>>>>>

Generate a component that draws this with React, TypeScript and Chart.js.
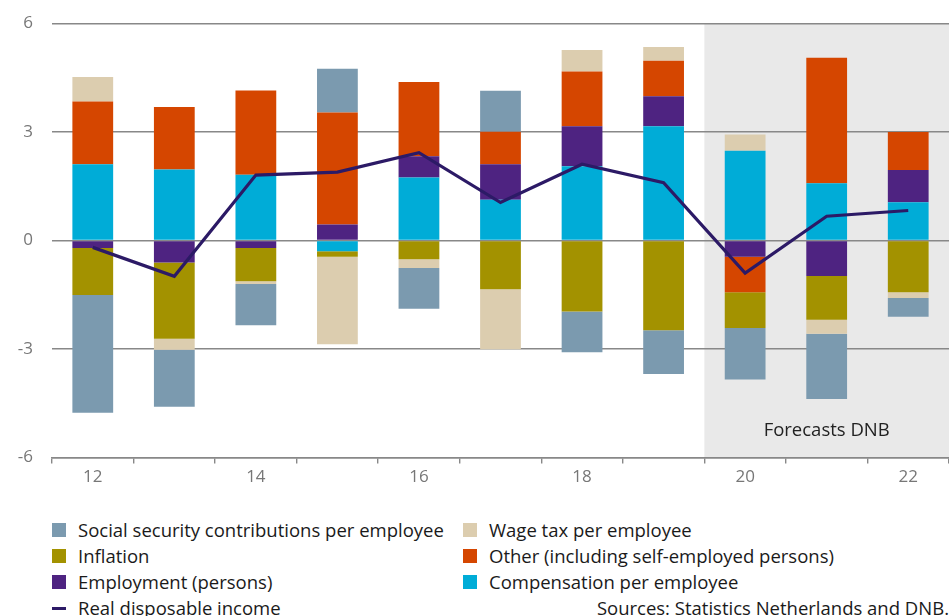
import React, { useEffect, useRef } from "react";
import { Chart, registerables } from "chart.js";

Chart.register(...registerables);

// ---- Data ----
const years = ["12", "13", "14", "15", "16", "17", "18", "19", "20", "21", "22"];
const compensation = [2.11, 1.96, 1.82, -0.3, 1.74, 1.13, 2.05, 3.16, 2.48, 1.58, 1.06];
const employment = [-0.21, -0.61, -0.21, 0.44, 0.59, 0.98, 1.11, 0.83, -0.45, -0.98, 0.89];
const other = [1.73, 1.73, 2.33, 3.1, 2.05, 0.9, 1.51, 0.98, -0.98, 3.47, 1.05];
const inflation = [-1.3, -2.11, -0.92, -0.15, -0.52, -1.35, -1.96, -2.48, -0.99, -1.21, -1.43];
const wageTax = [0.68, -0.3, -0.07, -2.42, -0.24, -1.66, 0.6, 0.38, 0.45, -0.39, -0.16];
const socialSecurity = [-3.25, -1.58, -1.14, 1.21, -1.13, 1.13, -1.13, -1.21, -1.42, -1.8, -0.52];
const realDisposableIncome = [-0.19, -0.99, 1.81, 1.89, 2.43, 1.05, 2.11, 1.6, -0.9, 0.67, 0.83];
const yTicks = [-6, -3, 0, 3, 6];
const forecastStartIndex = 8;
const forecastLabel = "Forecasts DNB";
const sourceText = "Sources: Statistics Netherlands and DNB.";

const COLORS = {
  ss: "#7B9AAF",
  wage: "#DCCDAF",
  infl: "#A39200",
  other: "#D54600",
  emp: "#4E2381",
  comp: "#00ACD7",
  line: "#2C1A66",
};

const FONT = "'Open Sans', sans-serif";

const legendItems = [
  { label: "Social security contributions per employee", color: COLORS.ss, type: "box" },
  { label: "Wage tax per employee", color: COLORS.wage, type: "box" },
  { label: "Inflation", color: COLORS.infl, type: "box" },
  { label: "Other (including self-employed persons)", color: COLORS.other, type: "box" },
  { label: "Employment (persons)", color: COLORS.emp, type: "box" },
  { label: "Compensation per employee", color: COLORS.comp, type: "box" },
  { label: "Real disposable income", color: COLORS.line, type: "line" },
];

const shadePlugin = {
  id: "forecastShade",
  beforeDraw(chart: any) {
    const { ctx, chartArea, scales } = chart;
    const x = scales.x;
    const left = (x.getPixelForValue(forecastStartIndex - 1) + x.getPixelForValue(forecastStartIndex)) / 2;
    ctx.save();
    ctx.fillStyle = "#E9E9E9";
    ctx.fillRect(left, chartArea.top, chartArea.right - left, chartArea.bottom - chartArea.top);
    ctx.restore();
  },
  afterDatasetsDraw(chart: any) {
    const { ctx, chartArea, scales } = chart;
    const x = scales.x;
    const left = (x.getPixelForValue(forecastStartIndex - 1) + x.getPixelForValue(forecastStartIndex)) / 2;
    ctx.save();
    ctx.fillStyle = "#222222";
    ctx.font = `18.5px ${FONT}`;
    ctx.textAlign = "center";
    ctx.textBaseline = "middle";
    ctx.fillText(forecastLabel, (left + chartArea.right) / 2, scales.y.getPixelForValue(-5.25));
    ctx.restore();
  },
};

function barDs(label: string, data: number[], color: string) {
  return {
    type: "bar" as const,
    label,
    data,
    backgroundColor: color,
    borderWidth: 0,
    stack: "bars",
    categoryPercentage: 1,
    barPercentage: 0.5,
    order: 2,
  };
}

export default function App() {
  const ref = useRef<HTMLCanvasElement | null>(null);
  useEffect(() => {
    if (!ref.current) return;
    const chart = new Chart(ref.current, {
      type: "bar",
      data: {
        labels: years,
        datasets: [
          barDs("Compensation per employee", compensation, COLORS.comp),
          barDs("Employment (persons)", employment, COLORS.emp),
          barDs("Other (including self-employed persons)", other, COLORS.other),
          barDs("Inflation", inflation, COLORS.infl),
          barDs("Wage tax per employee", wageTax, COLORS.wage),
          barDs("Social security contributions per employee", socialSecurity, COLORS.ss),
          {
            type: "line" as const,
            label: "Real disposable income",
            data: realDisposableIncome,
            borderColor: COLORS.line,
            backgroundColor: COLORS.line,
            borderWidth: 3.2,
            pointRadius: 0,
            tension: 0,
            stack: "line",
            order: 1,
          } as any,
        ],
      },
      options: {
        animation: false,
        responsive: false,
        maintainAspectRatio: false,
        layout: { padding: { top: 23.5, left: 0, right: 0, bottom: 0 } },
        plugins: { legend: { display: false }, tooltip: { enabled: false } },
        scales: {
          x: {
            stacked: true,
            grid: {
              offset: true,
              drawOnChartArea: false,
              drawTicks: true,
              tickLength: 6,
              color: "#888888",
              lineWidth: 1.4,
            },
            border: { display: true, color: "#888888", width: 1.4 },
            ticks: {
              autoSkip: false,
              maxRotation: 0,
              color: "#777777",
              padding: 3,
              font: { family: FONT, size: 17 },
              callback: (_v: any, i: number) => (i % 2 === 0 ? years[i] : ""),
            },
            afterFit: (s: any) => {
              s.height = 37.5;
            },
          },
          y: {
            stacked: true,
            min: -6,
            max: 6,
            afterBuildTicks: (s: any) => {
              s.ticks = yTicks.map((v) => ({ value: v }));
            },
            grid: { color: "#888888", lineWidth: 1.4, drawTicks: false },
            border: { display: false },
            ticks: {
              color: "#777777",
              padding: 19,
              font: { family: FONT, size: 17 },
            },
            afterFit: (s: any) => {
              s.width = 52;
              s.paddingTop = 10;
              s.paddingBottom = 10;
            },
          },
        },
      },
      plugins: [shadePlugin],
    });
    return () => chart.destroy();
  }, []);

  const rowY = [530, 556, 582, 608];
  return (
    <div style={{ position: "fixed", left: 0, top: 0, width: 949, height: 616, background: "#fff", overflow: "hidden" }}>
      <canvas ref={ref} width={949} height={495} style={{ position: "absolute", left: 0, top: 0, width: 949, height: 495 }} />
      {legendItems.map((it, i) => {
        const col = i % 2;
        const row = Math.floor(i / 2);
        const sx = col === 0 ? 52 : 463;
        const tx = col === 0 ? 78 : 489;
        const cy = rowY[row];
        return (
          <React.Fragment key={it.label}>
            {it.type === "box" ? (
              <div style={{ position: "absolute", left: sx, top: cy - 7, width: 14, height: 14, background: it.color }} />
            ) : (
              <div style={{ position: "absolute", left: sx, top: cy - 1.5, width: 14, height: 3, background: it.color }} />
            )}
            <div
              style={{
                position: "absolute",
                left: tx,
                top: cy - 13,
                height: 26,
                lineHeight: "26px",
                fontFamily: FONT,
                fontSize: 18.5,
                color: "#1a1a1a",
                whiteSpace: "nowrap",
              }}
            >
              {it.label}
            </div>
          </React.Fragment>
        );
      })}
      <div
        style={{
          position: "absolute",
          right: 0,
          top: rowY[3] - 13,
          height: 26,
          lineHeight: "26px",
          fontFamily: FONT,
          fontSize: 18.5,
          color: "#1a1a1a",
          whiteSpace: "nowrap",
        }}
      >
        {sourceText}
      </div>
    </div>
  );
}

<<<<<

Without the pictures, copy the material exactly as given.

FINAL RESULT:
Generate a component that draws this with React, TypeScript and Chart.js.
import React, { useEffect, useRef } from "react";
import { Chart, registerables } from "chart.js";

Chart.register(...registerables);

// ---- Data ----
const years = ["12", "13", "14", "15", "16", "17", "18", "19", "20", "21", "22"];
const compensation = [2.11, 1.96, 1.82, -0.3, 1.74, 1.13, 2.05, 3.16, 2.48, 1.58, 1.06];
const employment = [-0.21, -0.61, -0.21, 0.44, 0.59, 0.98, 1.11, 0.83, -0.45, -0.98, 0.89];
const other = [1.73, 1.73, 2.33, 3.1, 2.05, 0.9, 1.51, 0.98, -0.98, 3.47, 1.05];
const inflation = [-1.3, -2.11, -0.92, -0.15, -0.52, -1.35, -1.96, -2.48, -0.99, -1.21, -1.43];
const wageTax = [0.68, -0.3, -0.07, -2.42, -0.24, -1.66, 0.6, 0.38, 0.45, -0.39, -0.16];
const socialSecurity = [-3.25, -1.58, -1.14, 1.21, -1.13, 1.13, -1.13, -1.21, -1.42, -1.8, -0.52];
const realDisposableIncome = [-0.19, -0.99, 1.81, 1.89, 2.43, 1.05, 2.11, 1.6, -0.9, 0.67, 0.83];
const yTicks = [-6, -3, 0, 3, 6];
const forecastStartIndex = 8;
const forecastLabel = "Forecasts DNB";
const sourceText = "Sources: Statistics Netherlands and DNB.";

const COLORS = {
  ss: "#7B9AAF",
  wage: "#DCCDAF",
  infl: "#A39200",
  other: "#D54600",
  emp: "#4E2381",
  comp: "#00ACD7",
  line: "#2C1A66",
};

const FONT = "'Open Sans', sans-serif";

const legendItems = [
  { label: "Social security contributions per employee", color: COLORS.ss, type: "box" },
  { label: "Wage tax per employee", color: COLORS.wage, type: "box" },
  { label: "Inflation", color: COLORS.infl, type: "box" },
  { label: "Other (including self-employed persons)", color: COLORS.other, type: "box" },
  { label: "Employment (persons)", color: COLORS.emp, type: "box" },
  { label: "Compensation per employee", color: COLORS.comp, type: "box" },
  { label: "Real disposable income", color: COLORS.line, type: "line" },
];

const shadePlugin = {
  id: "forecastShade",
  beforeDraw(chart: any) {
    const { ctx, chartArea, scales } = chart;
    const x = scales.x;
    const left = (x.getPixelForValue(forecastStartIndex - 1) + x.getPixelForValue(forecastStartIndex)) / 2;
    ctx.save();
    ctx.fillStyle = "#E9E9E9";
    ctx.fillRect(left, chartArea.top, chartArea.right - left, chartArea.bottom - chartArea.top);
    ctx.restore();
  },
  afterDatasetsDraw(chart: any) {
    const { ctx, chartArea, scales } = chart;
    const x = scales.x;
    const left = (x.getPixelForValue(forecastStartIndex - 1) + x.getPixelForValue(forecastStartIndex)) / 2;
    ctx.save();
    ctx.fillStyle = "#222222";
    ctx.font = `18.5px ${FONT}`;
    ctx.textAlign = "center";
    ctx.textBaseline = "middle";
    ctx.fillText(forecastLabel, (left + chartArea.right) / 2, scales.y.getPixelForValue(-5.25));
    ctx.restore();
  },
};

function barDs(label: string, data: number[], color: string) {
  return {
    type: "bar" as const,
    label,
    data,
    backgroundColor: color,
    borderWidth: 0,
    stack: "bars",
    categoryPercentage: 1,
    barPercentage: 0.5,
    order: 2,
  };
}

export default function App() {
  const ref = useRef<HTMLCanvasElement | null>(null);
  useEffect(() => {
    if (!ref.current) return;
    const chart = new Chart(ref.current, {
      type: "bar",
      data: {
        labels: years,
        datasets: [
          barDs("Compensation per employee", compensation, COLORS.comp),
          barDs("Employment (persons)", employment, COLORS.emp),
          barDs("Other (including self-employed persons)", other, COLORS.other),
          barDs("Inflation", inflation, COLORS.infl),
          barDs("Wage tax per employee", wageTax, COLORS.wage),
          barDs("Social security contributions per employee", socialSecurity, COLORS.ss),
          {
            type: "line" as const,
            label: "Real disposable income",
            data: realDisposableIncome,
            borderColor: COLORS.line,
            backgroundColor: COLORS.line,
            borderWidth: 3.2,
            pointRadius: 0,
            tension: 0,
            stack: "line",
            order: 1,
          } as any,
        ],
      },
      options: {
        animation: false,
        responsive: false,
        maintainAspectRatio: false,
        layout: { padding: { top: 23.5, left: 0, right: 0, bottom: 0 } },
        plugins: { legend: { display: false }, tooltip: { enabled: false } },
        scales: {
          x: {
            stacked: true,
            grid: {
              offset: true,
              drawOnChartArea: false,
              drawTicks: true,
              tickLength: 6,
              color: "#888888",
              lineWidth: 1.4,
            },
            border: { display: true, color: "#888888", width: 1.4 },
            ticks: {
              autoSkip: false,
              maxRotation: 0,
              color: "#777777",
              padding: 3,
              font: { family: FONT, size: 17 },
              callback: (_v: any, i: number) => (i % 2 === 0 ? years[i] : ""),
            },
            afterFit: (s: any) => {
              s.height = 37.5;
            },
          },
          y: {
            stacked: true,
            min: -6,
            max: 6,
            afterBuildTicks: (s: any) => {
              s.ticks = yTicks.map((v) => ({ value: v }));
            },
            grid: { color: "#888888", lineWidth: 1.4, drawTicks: false },
            border: { display: false },
            ticks: {
              color: "#777777",
              padding: 19,
              font: { family: FONT, size: 17 },
            },
            afterFit: (s: any) => {
              s.width = 52;
              s.paddingTop = 10;
              s.paddingBottom = 10;
            },
          },
        },
      },
      plugins: [shadePlugin],
    });
    return () => chart.destroy();
  }, []);

  const rowY = [530, 556, 582, 608];
  return (
    <div style={{ position: "fixed", left: 0, top: 0, width: 949, height: 616, background: "#fff", overflow: "hidden" }}>
      <canvas ref={ref} width={949} height={495} style={{ position: "absolute", left: 0, top: 0, width: 949, height: 495 }} />
      {legendItems.map((it, i) => {
        const col = i % 2;
        const row = Math.floor(i / 2);
        const sx = col === 0 ? 52 : 463;
        const tx = col === 0 ? 78 : 489;
        const cy = rowY[row];
        return (
          <React.Fragment key={it.label}>
            {it.type === "box" ? (
              <div style={{ position: "absolute", left: sx, top: cy - 7, width: 14, height: 14, background: it.color }} />
            ) : (
              <div style={{ position: "absolute", left: sx, top: cy - 1.5, width: 14, height: 3, background: it.color }} />
            )}
            <div
              style={{
                position: "absolute",
                left: tx,
                top: cy - 13,
                height: 26,
                lineHeight: "26px",
                fontFamily: FONT,
                fontSize: 18.5,
                color: "#1a1a1a",
                whiteSpace: "nowrap",
              }}
            >
              {it.label}
            </div>
          </React.Fragment>
        );
      })}
      <div
        style={{
          position: "absolute",
          right: 0,
          top: rowY[3] - 13,
          height: 26,
          lineHeight: "26px",
          fontFamily: FONT,
          fontSize: 18.5,
          color: "#1a1a1a",
          whiteSpace: "nowrap",
        }}
      >
        {sourceText}
      </div>
    </div>
  );
}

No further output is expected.